Dr. Fares Antoun Souaid (Arabic: فارس أنطون سعيد, born 1958, Qartaba) is a Lebanese Maronite politician, former MP and Secretariat General Coordinator of the March 14 Alliance, the movement behind the ending of the Syrian occupation of Lebanon in 2005.

== Biography ==
He was born in 1958 in the Qartaba village, in the Jbeil District.

During the 1975 Lebanese Civil War, he traveled to Paris to study medicine, before returning in 1989 to Lebanon to follow his family's political path, when he moved between several parties.

In 2000, he became a Member of Parliament.

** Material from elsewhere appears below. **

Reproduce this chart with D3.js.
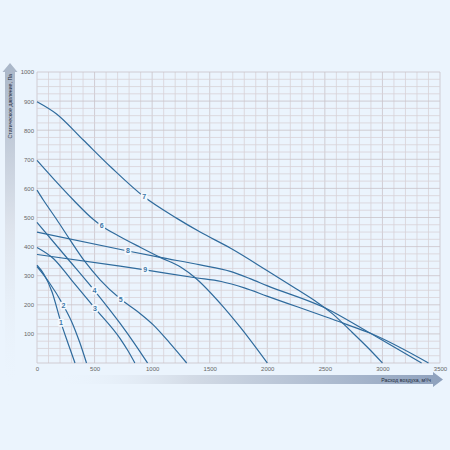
<!DOCTYPE html>
<html><head><meta charset="utf-8">
<script src="https://cdn.jsdelivr.net/npm/d3@7"></script>
<style>html,body{margin:0;padding:0;background:#ebf4fd;}svg{display:block;}</style>
</head><body>
<svg id="chart" width="450" height="450"></svg>
<script>
const xTicks = [0,500,1000,1500,2000,2500,3000,3500];
const yTicks = [100,200,300,400,500,600,700,800,900,1000];
const seriesNames = ["1","2","3","4","5","6","7","8","9"];
const s1 = [[0,336],[60,305],[130,245],[209,138],[270,67],[330,0]];
const s2 = [[0,331],[100,280],[229,198],[300,143],[370,72],[430,0]];
const s3 = [[0,397],[142,359],[300,285],[504,188],[722,84],[790,42],[850,0]];
const s4 = [[0,483],[250,366],[499,249],[722,136],[850,65],[960,0]];
const s5 = [[0,594],[55,560],[171,493],[287,423],[417,348],[550,285],[728,219],[870,178],[1012,130],[1150,70],[1300,0]];
const s6 = [[0,696],[150,630],[316,560],[490,493],[562,471],[722,434],[900,397],[1070,363],[1250,329],[1374,293],[1591,205],[1765,123],[2000,0]];
const s7 = [[0,898],[170,856],[400,767],[650,670],[930,571],[1215,497],[1417,450],[1678,395],[1997,318],[2250,255],[2420,212],[2570,168],[2720,112],[2870,54],[3000,0]];
const s8 = [[0,450],[789,385],[1070,363],[1417,337],[1678,315],[1850,290],[1997,266],[2504,189],[2896,102],[3340,0]];
const s9 = [[0,373],[722,333],[939,320],[1374,293],[1600,280],[1800,258],[1997,230],[2664,136],[2896,102],[3400,0]];
const seriesData = [s1,s2,s3,s4,s5,s6,s7,s8,s9];
const labelX = [209,229,504,499,728,562,930,789,939];
const xTitle = "Расход воздуха, м³/ч";
const yTitle = "Статическое давление, Па";

const svg = d3.select("#chart");
const x = d3.scaleLinear().domain([0,3500]).range([37,440]);
const y = d3.scaleLinear().domain([0,1000]).range([363,72]);

const defs = svg.append("defs");
const gx = defs.append("linearGradient").attr("id","gx").attr("x1","0").attr("x2","1").attr("y1","0").attr("y2","0");
gx.append("stop").attr("offset","0").attr("stop-color","#ebf4fd").attr("stop-opacity",0);
gx.append("stop").attr("offset","0.35").attr("stop-color","#d3dbe6");
gx.append("stop").attr("offset","1").attr("stop-color","#8ea1bd");
const gy = defs.append("linearGradient").attr("id","gy").attr("x1","0").attr("x2","0").attr("y1","1").attr("y2","0");
gy.append("stop").attr("offset","0").attr("stop-color","#ebf4fd").attr("stop-opacity",0);
gy.append("stop").attr("offset","0.5").attr("stop-color","#dde3ec");
gy.append("stop").attr("offset","1").attr("stop-color","#a9b6c8");

// grid
const grid = svg.append("g");
d3.range(0,3501,100).forEach(v=>{
  grid.append("line").attr("x1",x(v)).attr("x2",x(v)).attr("y1",y(0)).attr("y2",y(1000))
    .attr("stroke", v%500===0 ? "#c9c3c8" : "#d8d2d7").attr("stroke-width",0.8);
});
d3.range(0,1001,25).forEach(v=>{
  grid.append("line").attr("x1",x(0)).attr("x2",x(3500)).attr("y1",y(v)).attr("y2",y(v))
    .attr("stroke", v%100===0 ? "#c9c3c8" : "#d8d2d7").attr("stroke-width",0.8);
});

// axes labels via d3 axes
const ax = svg.append("g").attr("transform",`translate(0,${y(0)+2})`)
  .call(d3.axisBottom(x).tickValues(xTicks).tickFormat(d3.format("d")).tickSize(0).tickPadding(2));
ax.select(".domain").remove();
ax.selectAll("text").attr("font-family","Liberation Sans, Arial").attr("font-size",6).attr("fill","#666");
const ay = svg.append("g").attr("transform",`translate(${x(0)-1},0)`)
  .call(d3.axisLeft(y).tickValues(yTicks).tickFormat(d3.format("d")).tickSize(0).tickPadding(2));
ay.select(".domain").remove();
ay.selectAll("text").attr("font-family","Liberation Sans, Arial").attr("font-size",6).attr("fill","#666");

// arrows
svg.append("path").attr("d",`M55,375 L433,375 L433,372 L443,379.5 L433,387 L433,384 L55,384 Z`).attr("fill","url(#gx)");
svg.append("text").attr("x",431).attr("y",381.5).attr("text-anchor","end")
  .attr("font-family","Liberation Sans, Arial").attr("font-size",5.2).attr("fill","#1e2a3a").text(xTitle);
svg.append("path").attr("d",`M5,390 L5,72 L2.5,72 L10,63 L17.5,72 L15,72 L15,390 Z`).attr("fill","url(#gy)");
svg.append("text").attr("transform","translate(12,74) rotate(-90)").attr("text-anchor","end")
  .attr("font-family","Liberation Sans, Arial").attr("font-size",5.2).attr("fill","#1e2a3a").text(yTitle);

// curves
const line = d3.line().x(d=>x(d[0])).y(d=>y(d[1])).curve(d3.curveMonotoneX);
const curves = svg.append("g");
seriesData.forEach((s,i)=>{
  curves.append("path").attr("d",line(s)).attr("fill","none").attr("stroke","#2f6b9d").attr("stroke-width",1.2);
});
function interp(s,xv){
  for(let k=0;k<s.length-1;k++){
    if(xv>=s[k][0] && xv<=s[k+1][0]){
      const t=(xv-s[k][0])/(s[k+1][0]-s[k][0]);
      return s[k][1]+t*(s[k+1][1]-s[k][1]);
    }
  }
  return s[s.length-1][1];
}
seriesData.forEach((s,i)=>{
  const lx=x(labelX[i]), ly=y(interp(s,labelX[i]));
  curves.append("rect").attr("x",lx-3.5).attr("y",ly-4).attr("width",7).attr("height",8).attr("rx",2).attr("fill","#f3f8fd");
  curves.append("text").attr("x",lx).attr("y",ly+2.5).attr("text-anchor","middle")
    .attr("font-family","Liberation Sans, Arial").attr("font-size",7).attr("font-weight","bold").attr("fill","#3d77a8").text(seriesNames[i]);
});
// x=0 label
svg.append("text").attr("x",x(0)).attr("y",y(0)+8.5).attr("text-anchor","middle")
  .attr("font-family","Liberation Sans, Arial").attr("font-size",6).attr("fill","#666").text("");
</script>
</body></html>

With the return of President Michel Aoun from his exile in France in 2005, Aoun brought with him a huge political phenomenon which became known as the "tsunami", Souaid was unable to win in the elections of 2005 in the face of Aoun.

He assumed the task of Secretariat General Coordinator of the anti-Syrian occupation coalition of March 14 of 2005, which subsequently disintegrated a few years later.

In 2020, he has been known for his anti-Iran and Hezbollah influence in Lebanon stance.

In 2001, he became along with Samir Franjieh the most prominent member of the Qornet Chehwan Gathering, which opposed the extension of President Emile Lahoud's term.